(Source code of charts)

● ● ● ●

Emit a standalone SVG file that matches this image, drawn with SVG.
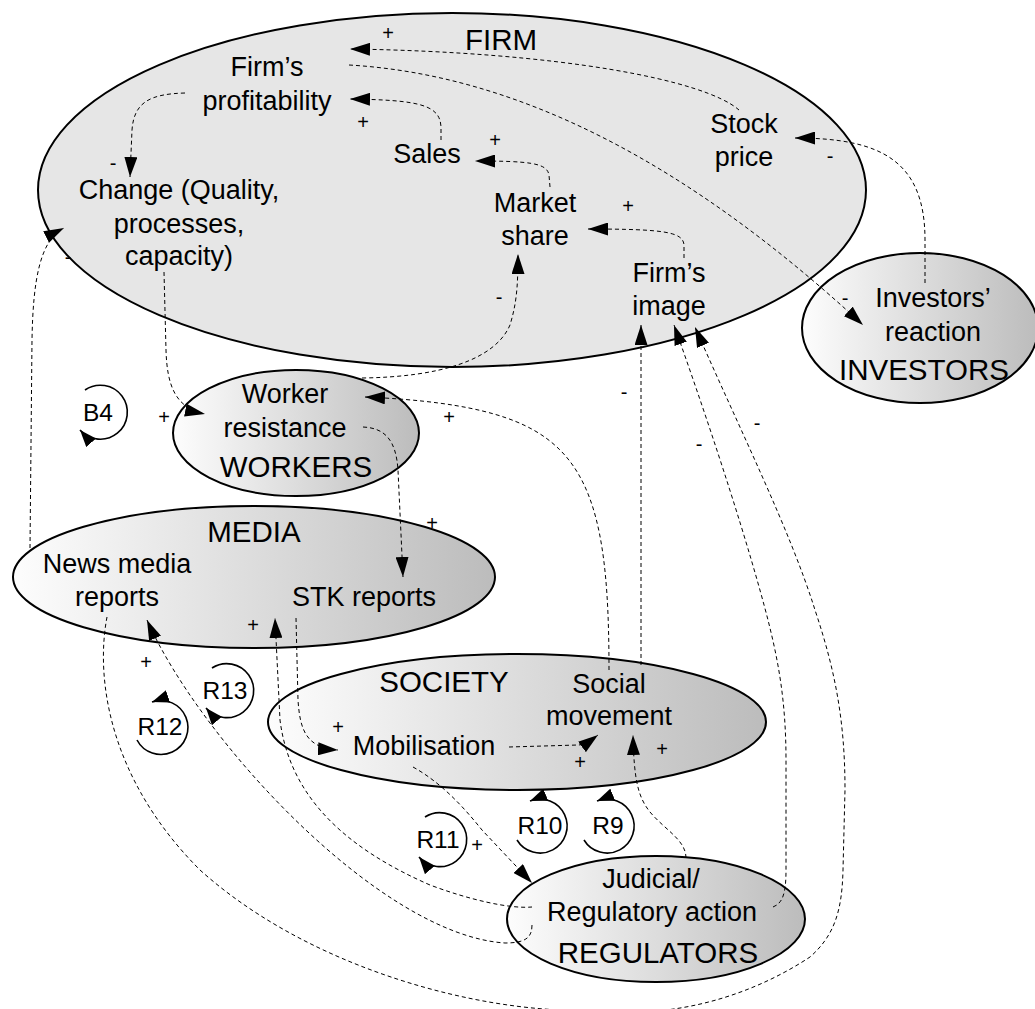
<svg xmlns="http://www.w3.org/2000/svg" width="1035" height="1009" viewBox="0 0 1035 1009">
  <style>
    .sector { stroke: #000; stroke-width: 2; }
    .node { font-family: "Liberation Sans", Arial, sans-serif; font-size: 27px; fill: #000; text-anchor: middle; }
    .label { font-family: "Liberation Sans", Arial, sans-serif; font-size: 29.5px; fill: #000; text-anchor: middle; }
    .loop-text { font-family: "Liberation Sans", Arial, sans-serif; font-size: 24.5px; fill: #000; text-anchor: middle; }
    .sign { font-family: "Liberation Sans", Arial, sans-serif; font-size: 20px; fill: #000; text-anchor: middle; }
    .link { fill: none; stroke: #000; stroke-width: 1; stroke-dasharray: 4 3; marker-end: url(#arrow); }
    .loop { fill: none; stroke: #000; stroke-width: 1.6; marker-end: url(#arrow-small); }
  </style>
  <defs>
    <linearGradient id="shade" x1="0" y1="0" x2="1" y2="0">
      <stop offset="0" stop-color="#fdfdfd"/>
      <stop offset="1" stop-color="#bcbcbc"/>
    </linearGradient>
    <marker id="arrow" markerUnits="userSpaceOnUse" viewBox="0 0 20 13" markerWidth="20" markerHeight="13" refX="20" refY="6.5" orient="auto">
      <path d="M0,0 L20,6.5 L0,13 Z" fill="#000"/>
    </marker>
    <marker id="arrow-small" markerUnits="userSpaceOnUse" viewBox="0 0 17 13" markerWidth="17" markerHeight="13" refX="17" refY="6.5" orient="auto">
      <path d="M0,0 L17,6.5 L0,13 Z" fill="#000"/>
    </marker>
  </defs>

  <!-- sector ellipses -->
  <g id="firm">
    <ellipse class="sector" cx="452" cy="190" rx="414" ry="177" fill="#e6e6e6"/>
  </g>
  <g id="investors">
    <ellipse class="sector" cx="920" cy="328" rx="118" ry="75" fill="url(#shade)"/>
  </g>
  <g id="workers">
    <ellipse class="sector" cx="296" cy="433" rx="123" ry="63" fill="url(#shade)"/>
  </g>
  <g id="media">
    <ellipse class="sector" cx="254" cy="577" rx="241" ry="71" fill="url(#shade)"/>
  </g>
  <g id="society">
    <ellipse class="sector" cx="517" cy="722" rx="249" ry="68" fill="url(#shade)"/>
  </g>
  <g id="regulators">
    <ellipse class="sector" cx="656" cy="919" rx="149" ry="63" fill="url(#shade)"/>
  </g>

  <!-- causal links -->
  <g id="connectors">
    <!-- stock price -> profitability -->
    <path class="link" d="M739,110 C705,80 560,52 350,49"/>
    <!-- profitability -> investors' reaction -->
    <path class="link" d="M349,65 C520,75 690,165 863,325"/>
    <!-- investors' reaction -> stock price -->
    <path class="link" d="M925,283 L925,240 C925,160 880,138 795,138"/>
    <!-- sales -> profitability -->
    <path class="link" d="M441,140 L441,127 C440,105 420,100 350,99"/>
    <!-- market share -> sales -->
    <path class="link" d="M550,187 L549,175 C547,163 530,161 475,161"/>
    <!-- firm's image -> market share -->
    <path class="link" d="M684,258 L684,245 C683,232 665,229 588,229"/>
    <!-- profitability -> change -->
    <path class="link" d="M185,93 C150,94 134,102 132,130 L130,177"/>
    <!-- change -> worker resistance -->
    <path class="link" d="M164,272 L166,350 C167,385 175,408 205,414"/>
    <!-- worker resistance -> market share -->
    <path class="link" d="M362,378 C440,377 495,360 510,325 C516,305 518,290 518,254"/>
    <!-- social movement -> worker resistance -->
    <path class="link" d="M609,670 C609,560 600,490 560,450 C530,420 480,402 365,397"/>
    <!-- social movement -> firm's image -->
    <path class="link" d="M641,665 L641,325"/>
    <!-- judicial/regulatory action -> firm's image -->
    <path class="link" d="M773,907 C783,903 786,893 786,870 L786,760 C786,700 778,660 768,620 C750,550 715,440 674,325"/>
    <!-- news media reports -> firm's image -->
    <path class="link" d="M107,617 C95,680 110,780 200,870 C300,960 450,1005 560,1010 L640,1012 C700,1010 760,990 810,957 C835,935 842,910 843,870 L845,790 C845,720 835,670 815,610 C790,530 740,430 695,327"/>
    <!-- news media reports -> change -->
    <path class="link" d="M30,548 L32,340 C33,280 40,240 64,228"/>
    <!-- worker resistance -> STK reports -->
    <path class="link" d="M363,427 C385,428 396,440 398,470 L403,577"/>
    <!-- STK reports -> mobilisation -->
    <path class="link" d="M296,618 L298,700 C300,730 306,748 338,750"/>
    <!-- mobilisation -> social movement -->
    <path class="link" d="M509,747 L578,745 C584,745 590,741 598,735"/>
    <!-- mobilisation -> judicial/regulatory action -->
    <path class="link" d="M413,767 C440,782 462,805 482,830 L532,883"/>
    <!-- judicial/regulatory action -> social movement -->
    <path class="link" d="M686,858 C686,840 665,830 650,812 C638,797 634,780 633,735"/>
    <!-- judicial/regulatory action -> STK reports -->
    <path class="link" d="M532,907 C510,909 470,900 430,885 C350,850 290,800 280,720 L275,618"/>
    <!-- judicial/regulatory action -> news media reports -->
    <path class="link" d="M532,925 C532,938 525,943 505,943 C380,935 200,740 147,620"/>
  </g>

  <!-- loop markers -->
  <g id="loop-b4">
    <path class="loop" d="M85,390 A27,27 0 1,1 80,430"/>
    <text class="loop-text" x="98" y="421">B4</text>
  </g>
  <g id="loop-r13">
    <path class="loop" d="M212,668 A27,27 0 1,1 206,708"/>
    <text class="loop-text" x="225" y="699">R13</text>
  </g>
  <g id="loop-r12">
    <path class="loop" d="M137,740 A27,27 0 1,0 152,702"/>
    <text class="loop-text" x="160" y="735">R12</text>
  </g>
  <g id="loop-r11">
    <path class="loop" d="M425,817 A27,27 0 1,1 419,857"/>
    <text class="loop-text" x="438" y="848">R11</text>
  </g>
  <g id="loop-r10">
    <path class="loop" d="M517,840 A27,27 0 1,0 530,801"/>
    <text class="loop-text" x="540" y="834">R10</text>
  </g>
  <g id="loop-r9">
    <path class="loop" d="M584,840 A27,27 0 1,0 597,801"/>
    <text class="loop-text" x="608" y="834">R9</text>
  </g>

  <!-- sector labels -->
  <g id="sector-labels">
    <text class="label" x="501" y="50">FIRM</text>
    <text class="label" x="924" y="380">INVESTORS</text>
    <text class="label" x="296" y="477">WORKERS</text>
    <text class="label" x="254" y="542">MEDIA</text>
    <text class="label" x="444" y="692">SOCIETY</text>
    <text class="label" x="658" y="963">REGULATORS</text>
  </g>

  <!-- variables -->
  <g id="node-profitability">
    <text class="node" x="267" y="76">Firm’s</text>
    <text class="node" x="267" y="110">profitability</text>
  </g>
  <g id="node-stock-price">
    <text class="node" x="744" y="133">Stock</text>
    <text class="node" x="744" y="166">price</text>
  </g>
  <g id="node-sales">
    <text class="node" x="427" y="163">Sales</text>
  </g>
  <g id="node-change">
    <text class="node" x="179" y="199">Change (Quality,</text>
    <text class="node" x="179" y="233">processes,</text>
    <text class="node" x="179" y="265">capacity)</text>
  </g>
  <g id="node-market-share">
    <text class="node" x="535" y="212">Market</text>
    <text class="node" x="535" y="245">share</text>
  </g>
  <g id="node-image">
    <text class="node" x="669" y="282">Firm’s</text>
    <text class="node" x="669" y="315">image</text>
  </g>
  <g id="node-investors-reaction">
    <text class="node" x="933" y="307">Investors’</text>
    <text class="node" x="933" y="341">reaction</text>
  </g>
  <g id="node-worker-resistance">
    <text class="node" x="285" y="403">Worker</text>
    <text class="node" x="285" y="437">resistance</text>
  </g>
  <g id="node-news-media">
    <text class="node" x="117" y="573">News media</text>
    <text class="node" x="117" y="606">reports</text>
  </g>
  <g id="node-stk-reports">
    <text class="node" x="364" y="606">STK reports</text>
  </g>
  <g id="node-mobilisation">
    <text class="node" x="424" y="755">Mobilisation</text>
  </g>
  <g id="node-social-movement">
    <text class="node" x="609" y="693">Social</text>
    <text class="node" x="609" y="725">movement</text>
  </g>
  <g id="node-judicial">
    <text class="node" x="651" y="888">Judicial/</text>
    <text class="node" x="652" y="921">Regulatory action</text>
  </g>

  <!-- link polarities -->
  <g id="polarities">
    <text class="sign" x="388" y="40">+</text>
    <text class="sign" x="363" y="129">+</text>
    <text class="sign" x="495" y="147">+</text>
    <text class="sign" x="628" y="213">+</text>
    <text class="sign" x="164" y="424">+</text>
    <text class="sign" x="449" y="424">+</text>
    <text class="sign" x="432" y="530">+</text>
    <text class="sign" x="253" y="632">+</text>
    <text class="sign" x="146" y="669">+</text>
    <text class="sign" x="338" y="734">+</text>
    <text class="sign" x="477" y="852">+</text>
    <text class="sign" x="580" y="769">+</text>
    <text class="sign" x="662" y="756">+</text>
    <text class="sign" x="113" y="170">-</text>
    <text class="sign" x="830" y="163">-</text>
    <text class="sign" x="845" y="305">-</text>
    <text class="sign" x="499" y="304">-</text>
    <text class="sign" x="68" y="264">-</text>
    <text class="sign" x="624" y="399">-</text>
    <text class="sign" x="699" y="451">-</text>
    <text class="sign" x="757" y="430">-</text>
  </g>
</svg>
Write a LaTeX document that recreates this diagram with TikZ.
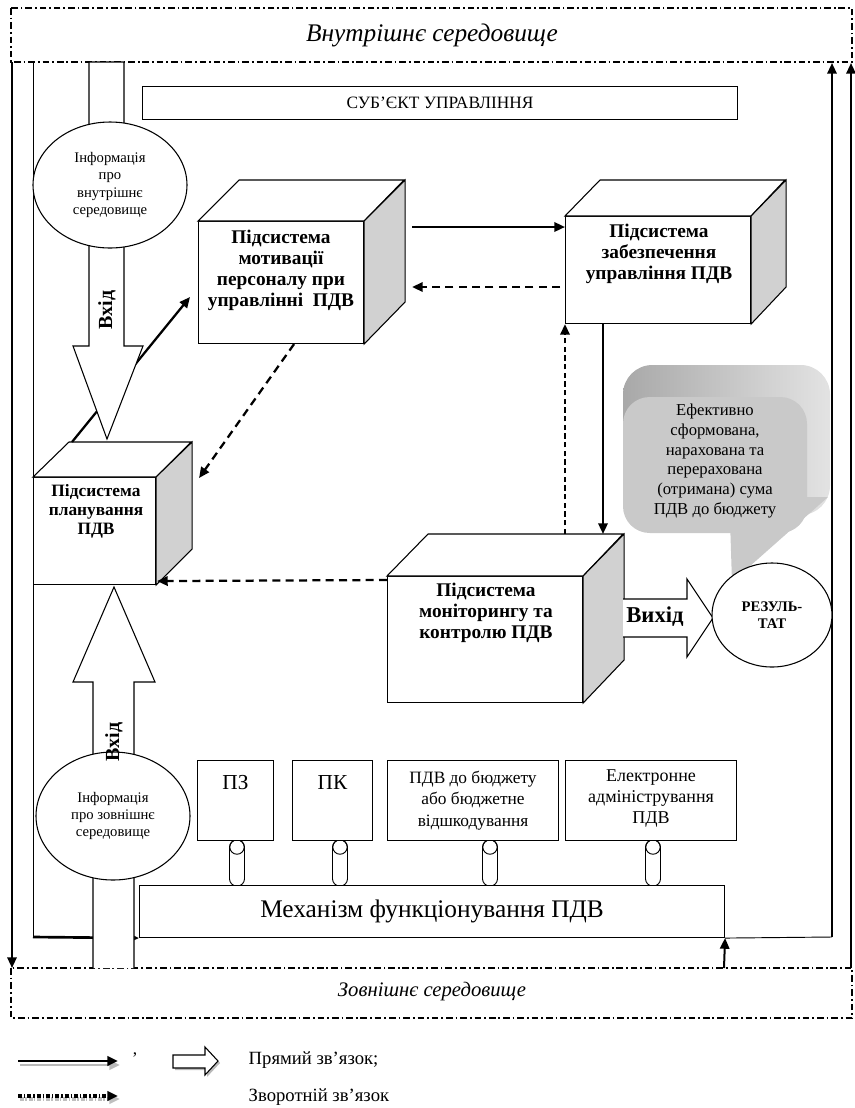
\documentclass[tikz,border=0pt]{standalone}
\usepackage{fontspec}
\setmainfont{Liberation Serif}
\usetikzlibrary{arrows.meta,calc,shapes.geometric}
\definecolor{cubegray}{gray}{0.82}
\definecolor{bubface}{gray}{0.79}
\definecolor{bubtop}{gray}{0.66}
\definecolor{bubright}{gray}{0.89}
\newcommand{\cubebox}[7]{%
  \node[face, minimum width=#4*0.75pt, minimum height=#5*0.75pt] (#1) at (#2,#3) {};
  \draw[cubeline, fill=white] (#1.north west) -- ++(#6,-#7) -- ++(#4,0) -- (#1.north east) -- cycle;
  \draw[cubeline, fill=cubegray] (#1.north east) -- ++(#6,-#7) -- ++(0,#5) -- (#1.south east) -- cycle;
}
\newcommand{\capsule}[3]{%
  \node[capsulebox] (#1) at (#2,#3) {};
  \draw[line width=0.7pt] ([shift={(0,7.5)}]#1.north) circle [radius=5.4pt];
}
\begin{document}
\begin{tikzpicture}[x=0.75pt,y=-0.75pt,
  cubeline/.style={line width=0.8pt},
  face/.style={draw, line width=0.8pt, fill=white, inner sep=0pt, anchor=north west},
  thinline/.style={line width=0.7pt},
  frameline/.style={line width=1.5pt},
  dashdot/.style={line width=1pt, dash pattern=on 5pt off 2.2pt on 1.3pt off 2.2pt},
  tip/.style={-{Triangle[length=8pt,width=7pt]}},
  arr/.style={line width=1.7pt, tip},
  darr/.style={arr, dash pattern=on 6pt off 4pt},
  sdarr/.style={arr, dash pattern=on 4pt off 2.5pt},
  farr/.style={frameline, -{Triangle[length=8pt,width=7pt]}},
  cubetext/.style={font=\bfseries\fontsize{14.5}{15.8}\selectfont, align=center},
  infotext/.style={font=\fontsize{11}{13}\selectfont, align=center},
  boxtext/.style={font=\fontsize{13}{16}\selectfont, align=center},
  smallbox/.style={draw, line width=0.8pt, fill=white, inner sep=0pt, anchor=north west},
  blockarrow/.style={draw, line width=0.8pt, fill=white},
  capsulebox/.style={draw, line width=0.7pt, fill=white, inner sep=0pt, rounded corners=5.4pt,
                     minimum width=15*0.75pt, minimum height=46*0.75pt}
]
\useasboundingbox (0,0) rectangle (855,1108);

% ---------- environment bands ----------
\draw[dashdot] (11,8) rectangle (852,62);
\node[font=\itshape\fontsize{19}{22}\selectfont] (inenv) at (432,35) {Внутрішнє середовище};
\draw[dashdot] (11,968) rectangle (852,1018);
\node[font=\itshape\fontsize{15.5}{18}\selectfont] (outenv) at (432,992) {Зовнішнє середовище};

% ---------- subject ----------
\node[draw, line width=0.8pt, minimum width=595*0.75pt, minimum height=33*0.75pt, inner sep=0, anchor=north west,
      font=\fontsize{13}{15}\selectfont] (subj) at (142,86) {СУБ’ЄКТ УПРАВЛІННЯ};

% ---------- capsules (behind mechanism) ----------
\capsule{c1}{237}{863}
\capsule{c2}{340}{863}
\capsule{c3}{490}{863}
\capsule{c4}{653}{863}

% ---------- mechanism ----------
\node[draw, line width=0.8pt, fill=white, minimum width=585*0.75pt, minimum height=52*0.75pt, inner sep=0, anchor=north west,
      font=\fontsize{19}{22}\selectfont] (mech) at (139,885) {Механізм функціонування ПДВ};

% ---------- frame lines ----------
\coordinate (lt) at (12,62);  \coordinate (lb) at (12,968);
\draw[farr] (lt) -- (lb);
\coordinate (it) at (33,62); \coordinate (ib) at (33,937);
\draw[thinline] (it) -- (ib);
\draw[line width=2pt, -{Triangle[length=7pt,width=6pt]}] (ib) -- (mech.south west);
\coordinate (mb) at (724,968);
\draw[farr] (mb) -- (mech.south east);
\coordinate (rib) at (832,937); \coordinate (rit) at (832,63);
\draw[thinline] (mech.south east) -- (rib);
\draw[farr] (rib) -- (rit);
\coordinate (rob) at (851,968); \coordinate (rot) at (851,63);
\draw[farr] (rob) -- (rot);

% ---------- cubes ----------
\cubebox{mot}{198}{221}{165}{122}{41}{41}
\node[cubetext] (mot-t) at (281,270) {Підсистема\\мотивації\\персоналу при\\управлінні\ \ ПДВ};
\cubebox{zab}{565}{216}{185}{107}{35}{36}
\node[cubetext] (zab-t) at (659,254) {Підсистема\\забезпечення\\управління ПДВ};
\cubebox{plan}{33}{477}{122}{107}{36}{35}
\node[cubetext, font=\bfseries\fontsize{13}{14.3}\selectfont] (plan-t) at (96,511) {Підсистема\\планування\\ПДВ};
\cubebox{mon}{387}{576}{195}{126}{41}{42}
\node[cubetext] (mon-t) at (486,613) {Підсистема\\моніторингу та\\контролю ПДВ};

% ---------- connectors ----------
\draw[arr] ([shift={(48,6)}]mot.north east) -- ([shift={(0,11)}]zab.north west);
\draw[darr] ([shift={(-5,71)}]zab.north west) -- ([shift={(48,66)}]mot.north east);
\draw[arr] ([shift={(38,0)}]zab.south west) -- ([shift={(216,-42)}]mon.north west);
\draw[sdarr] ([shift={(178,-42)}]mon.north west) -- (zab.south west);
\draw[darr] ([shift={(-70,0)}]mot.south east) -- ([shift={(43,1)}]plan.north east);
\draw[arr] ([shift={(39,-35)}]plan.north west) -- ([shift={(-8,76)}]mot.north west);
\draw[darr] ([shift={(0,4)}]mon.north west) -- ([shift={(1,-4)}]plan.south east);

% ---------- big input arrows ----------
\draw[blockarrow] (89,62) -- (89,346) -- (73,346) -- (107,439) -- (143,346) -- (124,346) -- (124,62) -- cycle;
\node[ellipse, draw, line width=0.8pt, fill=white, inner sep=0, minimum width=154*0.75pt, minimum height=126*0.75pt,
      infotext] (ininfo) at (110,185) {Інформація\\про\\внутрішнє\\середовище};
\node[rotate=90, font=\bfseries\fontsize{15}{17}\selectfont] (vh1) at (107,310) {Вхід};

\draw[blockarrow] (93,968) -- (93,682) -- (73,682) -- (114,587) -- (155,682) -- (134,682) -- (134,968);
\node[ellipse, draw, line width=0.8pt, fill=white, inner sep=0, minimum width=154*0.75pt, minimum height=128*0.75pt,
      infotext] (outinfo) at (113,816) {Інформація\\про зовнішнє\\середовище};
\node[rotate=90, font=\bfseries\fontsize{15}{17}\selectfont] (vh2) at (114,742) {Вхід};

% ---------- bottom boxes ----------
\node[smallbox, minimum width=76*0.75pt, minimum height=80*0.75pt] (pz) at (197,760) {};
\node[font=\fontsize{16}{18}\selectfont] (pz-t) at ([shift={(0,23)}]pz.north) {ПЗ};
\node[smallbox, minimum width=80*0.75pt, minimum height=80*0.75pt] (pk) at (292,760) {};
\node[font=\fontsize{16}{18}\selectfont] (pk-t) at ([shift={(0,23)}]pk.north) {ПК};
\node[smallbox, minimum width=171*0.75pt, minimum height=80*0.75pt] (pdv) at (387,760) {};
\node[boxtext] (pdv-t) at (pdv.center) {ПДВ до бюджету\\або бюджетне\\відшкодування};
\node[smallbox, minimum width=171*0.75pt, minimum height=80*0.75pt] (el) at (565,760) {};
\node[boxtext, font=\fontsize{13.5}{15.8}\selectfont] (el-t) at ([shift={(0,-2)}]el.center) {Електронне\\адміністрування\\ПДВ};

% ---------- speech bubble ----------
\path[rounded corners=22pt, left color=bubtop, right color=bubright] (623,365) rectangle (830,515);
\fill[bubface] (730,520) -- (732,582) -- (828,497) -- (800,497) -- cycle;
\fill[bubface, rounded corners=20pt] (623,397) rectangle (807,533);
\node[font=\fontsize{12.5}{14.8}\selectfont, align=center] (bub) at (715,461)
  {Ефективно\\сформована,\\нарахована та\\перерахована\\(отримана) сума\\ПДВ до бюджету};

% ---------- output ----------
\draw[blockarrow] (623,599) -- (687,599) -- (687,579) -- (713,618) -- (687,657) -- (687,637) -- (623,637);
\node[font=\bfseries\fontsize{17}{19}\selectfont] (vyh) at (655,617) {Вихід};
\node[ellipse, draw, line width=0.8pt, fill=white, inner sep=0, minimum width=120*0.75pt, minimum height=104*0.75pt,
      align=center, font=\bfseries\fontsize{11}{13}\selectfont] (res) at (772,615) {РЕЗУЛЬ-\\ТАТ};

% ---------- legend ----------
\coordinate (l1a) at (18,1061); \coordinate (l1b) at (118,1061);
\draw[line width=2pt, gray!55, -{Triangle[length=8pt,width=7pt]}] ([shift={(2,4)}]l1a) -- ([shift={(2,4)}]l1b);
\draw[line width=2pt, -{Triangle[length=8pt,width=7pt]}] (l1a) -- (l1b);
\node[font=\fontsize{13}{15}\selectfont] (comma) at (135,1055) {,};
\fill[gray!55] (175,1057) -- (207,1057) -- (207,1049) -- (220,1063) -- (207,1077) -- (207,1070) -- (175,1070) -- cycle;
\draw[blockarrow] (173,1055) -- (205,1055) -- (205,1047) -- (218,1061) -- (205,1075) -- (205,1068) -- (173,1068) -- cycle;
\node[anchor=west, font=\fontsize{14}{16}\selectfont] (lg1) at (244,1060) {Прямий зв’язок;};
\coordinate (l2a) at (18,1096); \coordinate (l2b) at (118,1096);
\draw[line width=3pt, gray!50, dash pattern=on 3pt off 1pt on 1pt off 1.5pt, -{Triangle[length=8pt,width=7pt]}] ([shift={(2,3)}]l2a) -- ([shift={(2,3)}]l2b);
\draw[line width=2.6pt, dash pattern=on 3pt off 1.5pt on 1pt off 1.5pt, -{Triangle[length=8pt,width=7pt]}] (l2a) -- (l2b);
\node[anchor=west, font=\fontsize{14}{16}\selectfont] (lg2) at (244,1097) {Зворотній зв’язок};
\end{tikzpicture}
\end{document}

● ● ● ●

* _AIM_: Take the material above and output only the lines from the one that contains "Write a LaTeX" through the one that contains "(outenv) at (432,992)", ends included and images left out.

* _WRITTEN RESPONSE_:
Write a LaTeX document that recreates this diagram with TikZ.
\documentclass[tikz,border=0pt]{standalone}
\usepackage{fontspec}
\setmainfont{Liberation Serif}
\usetikzlibrary{arrows.meta,calc,shapes.geometric}
\definecolor{cubegray}{gray}{0.82}
\definecolor{bubface}{gray}{0.79}
\definecolor{bubtop}{gray}{0.66}
\definecolor{bubright}{gray}{0.89}
\newcommand{\cubebox}[7]{%
  \node[face, minimum width=#4*0.75pt, minimum height=#5*0.75pt] (#1) at (#2,#3) {};
  \draw[cubeline, fill=white] (#1.north west) -- ++(#6,-#7) -- ++(#4,0) -- (#1.north east) -- cycle;
  \draw[cubeline, fill=cubegray] (#1.north east) -- ++(#6,-#7) -- ++(0,#5) -- (#1.south east) -- cycle;
}
\newcommand{\capsule}[3]{%
  \node[capsulebox] (#1) at (#2,#3) {};
  \draw[line width=0.7pt] ([shift={(0,7.5)}]#1.north) circle [radius=5.4pt];
}
\begin{document}
\begin{tikzpicture}[x=0.75pt,y=-0.75pt,
  cubeline/.style={line width=0.8pt},
  face/.style={draw, line width=0.8pt, fill=white, inner sep=0pt, anchor=north west},
  thinline/.style={line width=0.7pt},
  frameline/.style={line width=1.5pt},
  dashdot/.style={line width=1pt, dash pattern=on 5pt off 2.2pt on 1.3pt off 2.2pt},
  tip/.style={-{Triangle[length=8pt,width=7pt]}},
  arr/.style={line width=1.7pt, tip},
  darr/.style={arr, dash pattern=on 6pt off 4pt},
  sdarr/.style={arr, dash pattern=on 4pt off 2.5pt},
  farr/.style={frameline, -{Triangle[length=8pt,width=7pt]}},
  cubetext/.style={font=\bfseries\fontsize{14.5}{15.8}\selectfont, align=center},
  infotext/.style={font=\fontsize{11}{13}\selectfont, align=center},
  boxtext/.style={font=\fontsize{13}{16}\selectfont, align=center},
  smallbox/.style={draw, line width=0.8pt, fill=white, inner sep=0pt, anchor=north west},
  blockarrow/.style={draw, line width=0.8pt, fill=white},
  capsulebox/.style={draw, line width=0.7pt, fill=white, inner sep=0pt, rounded corners=5.4pt,
                     minimum width=15*0.75pt, minimum height=46*0.75pt}
]
\useasboundingbox (0,0) rectangle (855,1108);

% ---------- environment bands ----------
\draw[dashdot] (11,8) rectangle (852,62);
\node[font=\itshape\fontsize{19}{22}\selectfont] (inenv) at (432,35) {Внутрішнє середовище};
\draw[dashdot] (11,968) rectangle (852,1018);
\node[font=\itshape\fontsize{15.5}{18}\selectfont] (outenv) at (432,992) {Зовнішнє середовище};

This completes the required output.